>>>

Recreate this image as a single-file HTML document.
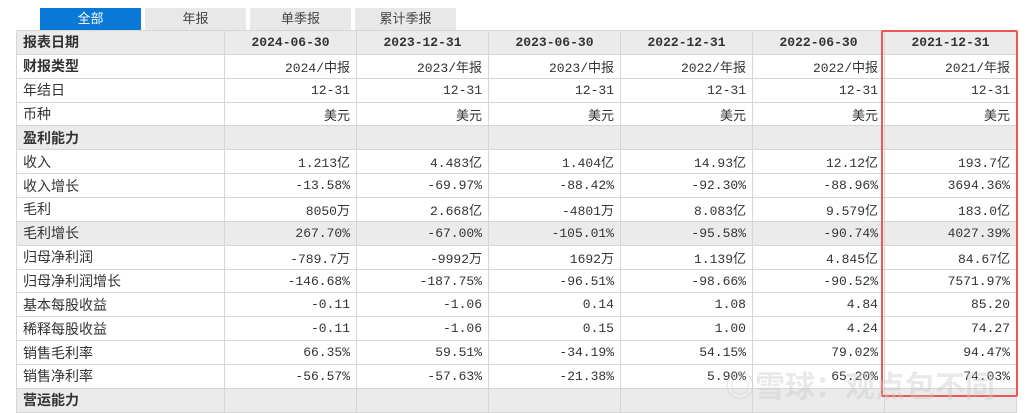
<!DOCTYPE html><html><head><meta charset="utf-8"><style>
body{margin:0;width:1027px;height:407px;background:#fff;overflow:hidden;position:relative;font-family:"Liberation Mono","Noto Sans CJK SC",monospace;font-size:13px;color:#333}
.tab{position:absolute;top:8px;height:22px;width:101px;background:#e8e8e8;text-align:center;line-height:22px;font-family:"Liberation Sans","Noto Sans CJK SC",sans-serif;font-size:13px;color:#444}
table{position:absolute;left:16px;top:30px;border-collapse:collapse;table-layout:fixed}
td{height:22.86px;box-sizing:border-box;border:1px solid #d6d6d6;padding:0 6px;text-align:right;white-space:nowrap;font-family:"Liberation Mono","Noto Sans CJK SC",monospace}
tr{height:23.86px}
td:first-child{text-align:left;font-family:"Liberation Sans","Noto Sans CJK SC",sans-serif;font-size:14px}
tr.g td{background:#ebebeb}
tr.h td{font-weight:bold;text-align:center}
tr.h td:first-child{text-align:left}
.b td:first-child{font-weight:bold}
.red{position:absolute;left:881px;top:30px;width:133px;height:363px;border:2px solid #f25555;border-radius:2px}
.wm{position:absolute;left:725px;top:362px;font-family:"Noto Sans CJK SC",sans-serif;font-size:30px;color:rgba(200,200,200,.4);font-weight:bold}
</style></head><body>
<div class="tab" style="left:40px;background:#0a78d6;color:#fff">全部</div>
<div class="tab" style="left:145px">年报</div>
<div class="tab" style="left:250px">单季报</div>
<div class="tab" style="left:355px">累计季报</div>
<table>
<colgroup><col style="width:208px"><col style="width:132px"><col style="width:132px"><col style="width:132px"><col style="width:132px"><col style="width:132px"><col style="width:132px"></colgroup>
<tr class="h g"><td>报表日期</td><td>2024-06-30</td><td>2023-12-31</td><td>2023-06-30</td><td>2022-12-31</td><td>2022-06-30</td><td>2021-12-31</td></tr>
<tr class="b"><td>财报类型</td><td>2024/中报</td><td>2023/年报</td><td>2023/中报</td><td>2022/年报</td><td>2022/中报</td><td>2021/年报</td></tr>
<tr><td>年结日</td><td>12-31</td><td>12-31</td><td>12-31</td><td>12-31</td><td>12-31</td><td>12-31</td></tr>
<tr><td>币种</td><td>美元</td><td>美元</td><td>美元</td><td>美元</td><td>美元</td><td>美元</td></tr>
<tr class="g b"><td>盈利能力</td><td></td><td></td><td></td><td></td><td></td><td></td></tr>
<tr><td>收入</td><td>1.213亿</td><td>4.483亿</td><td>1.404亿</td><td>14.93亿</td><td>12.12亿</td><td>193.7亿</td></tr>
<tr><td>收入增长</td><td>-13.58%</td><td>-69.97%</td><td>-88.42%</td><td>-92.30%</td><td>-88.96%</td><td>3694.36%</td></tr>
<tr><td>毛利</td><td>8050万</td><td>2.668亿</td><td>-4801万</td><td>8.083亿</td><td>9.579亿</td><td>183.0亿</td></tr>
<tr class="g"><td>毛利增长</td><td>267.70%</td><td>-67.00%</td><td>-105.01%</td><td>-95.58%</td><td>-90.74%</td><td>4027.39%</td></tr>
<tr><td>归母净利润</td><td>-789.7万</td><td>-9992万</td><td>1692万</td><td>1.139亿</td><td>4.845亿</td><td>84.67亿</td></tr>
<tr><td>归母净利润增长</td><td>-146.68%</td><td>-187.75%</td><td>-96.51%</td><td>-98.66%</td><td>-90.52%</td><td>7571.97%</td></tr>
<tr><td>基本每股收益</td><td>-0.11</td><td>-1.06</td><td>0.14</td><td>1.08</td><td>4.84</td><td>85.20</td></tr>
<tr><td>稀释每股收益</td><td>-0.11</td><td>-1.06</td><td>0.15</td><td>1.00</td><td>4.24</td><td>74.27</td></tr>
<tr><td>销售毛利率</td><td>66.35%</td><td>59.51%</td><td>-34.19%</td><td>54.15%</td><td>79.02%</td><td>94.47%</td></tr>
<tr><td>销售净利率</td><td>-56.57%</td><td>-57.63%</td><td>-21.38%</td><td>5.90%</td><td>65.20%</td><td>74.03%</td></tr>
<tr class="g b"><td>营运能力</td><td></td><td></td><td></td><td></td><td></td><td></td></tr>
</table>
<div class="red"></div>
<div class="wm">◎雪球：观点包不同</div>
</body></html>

<<<

What is asked — Except for the pictures, reproduce every line exactly.

Exercise output —
Recreate this image as a single-file HTML document.
<!DOCTYPE html><html><head><meta charset="utf-8"><style>
body{margin:0;width:1027px;height:407px;background:#fff;overflow:hidden;position:relative;font-family:"Liberation Mono","Noto Sans CJK SC",monospace;font-size:13px;color:#333}
.tab{position:absolute;top:8px;height:22px;width:101px;background:#e8e8e8;text-align:center;line-height:22px;font-family:"Liberation Sans","Noto Sans CJK SC",sans-serif;font-size:13px;color:#444}
table{position:absolute;left:16px;top:30px;border-collapse:collapse;table-layout:fixed}
td{height:22.86px;box-sizing:border-box;border:1px solid #d6d6d6;padding:0 6px;text-align:right;white-space:nowrap;font-family:"Liberation Mono","Noto Sans CJK SC",monospace}
tr{height:23.86px}
td:first-child{text-align:left;font-family:"Liberation Sans","Noto Sans CJK SC",sans-serif;font-size:14px}
tr.g td{background:#ebebeb}
tr.h td{font-weight:bold;text-align:center}
tr.h td:first-child{text-align:left}
.b td:first-child{font-weight:bold}
.red{position:absolute;left:881px;top:30px;width:133px;height:363px;border:2px solid #f25555;border-radius:2px}
.wm{position:absolute;left:725px;top:362px;font-family:"Noto Sans CJK SC",sans-serif;font-size:30px;color:rgba(200,200,200,.4);font-weight:bold}
</style></head><body>
<div class="tab" style="left:40px;background:#0a78d6;color:#fff">全部</div>
<div class="tab" style="left:145px">年报</div>
<div class="tab" style="left:250px">单季报</div>
<div class="tab" style="left:355px">累计季报</div>
<table>
<colgroup><col style="width:208px"><col style="width:132px"><col style="width:132px"><col style="width:132px"><col style="width:132px"><col style="width:132px"><col style="width:132px"></colgroup>
<tr class="h g"><td>报表日期</td><td>2024-06-30</td><td>2023-12-31</td><td>2023-06-30</td><td>2022-12-31</td><td>2022-06-30</td><td>2021-12-31</td></tr>
<tr class="b"><td>财报类型</td><td>2024/中报</td><td>2023/年报</td><td>2023/中报</td><td>2022/年报</td><td>2022/中报</td><td>2021/年报</td></tr>
<tr><td>年结日</td><td>12-31</td><td>12-31</td><td>12-31</td><td>12-31</td><td>12-31</td><td>12-31</td></tr>
<tr><td>币种</td><td>美元</td><td>美元</td><td>美元</td><td>美元</td><td>美元</td><td>美元</td></tr>
<tr class="g b"><td>盈利能力</td><td></td><td></td><td></td><td></td><td></td><td></td></tr>
<tr><td>收入</td><td>1.213亿</td><td>4.483亿</td><td>1.404亿</td><td>14.93亿</td><td>12.12亿</td><td>193.7亿</td></tr>
<tr><td>收入增长</td><td>-13.58%</td><td>-69.97%</td><td>-88.42%</td><td>-92.30%</td><td>-88.96%</td><td>3694.36%</td></tr>
<tr><td>毛利</td><td>8050万</td><td>2.668亿</td><td>-4801万</td><td>8.083亿</td><td>9.579亿</td><td>183.0亿</td></tr>
<tr class="g"><td>毛利增长</td><td>267.70%</td><td>-67.00%</td><td>-105.01%</td><td>-95.58%</td><td>-90.74%</td><td>4027.39%</td></tr>
<tr><td>归母净利润</td><td>-789.7万</td><td>-9992万</td><td>1692万</td><td>1.139亿</td><td>4.845亿</td><td>84.67亿</td></tr>
<tr><td>归母净利润增长</td><td>-146.68%</td><td>-187.75%</td><td>-96.51%</td><td>-98.66%</td><td>-90.52%</td><td>7571.97%</td></tr>
<tr><td>基本每股收益</td><td>-0.11</td><td>-1.06</td><td>0.14</td><td>1.08</td><td>4.84</td><td>85.20</td></tr>
<tr><td>稀释每股收益</td><td>-0.11</td><td>-1.06</td><td>0.15</td><td>1.00</td><td>4.24</td><td>74.27</td></tr>
<tr><td>销售毛利率</td><td>66.35%</td><td>59.51%</td><td>-34.19%</td><td>54.15%</td><td>79.02%</td><td>94.47%</td></tr>
<tr><td>销售净利率</td><td>-56.57%</td><td>-57.63%</td><td>-21.38%</td><td>5.90%</td><td>65.20%</td><td>74.03%</td></tr>
<tr class="g b"><td>营运能力</td><td></td><td></td><td></td><td></td><td></td><td></td></tr>
</table>
<div class="red"></div>
<div class="wm">◎雪球：观点包不同</div>
</body></html>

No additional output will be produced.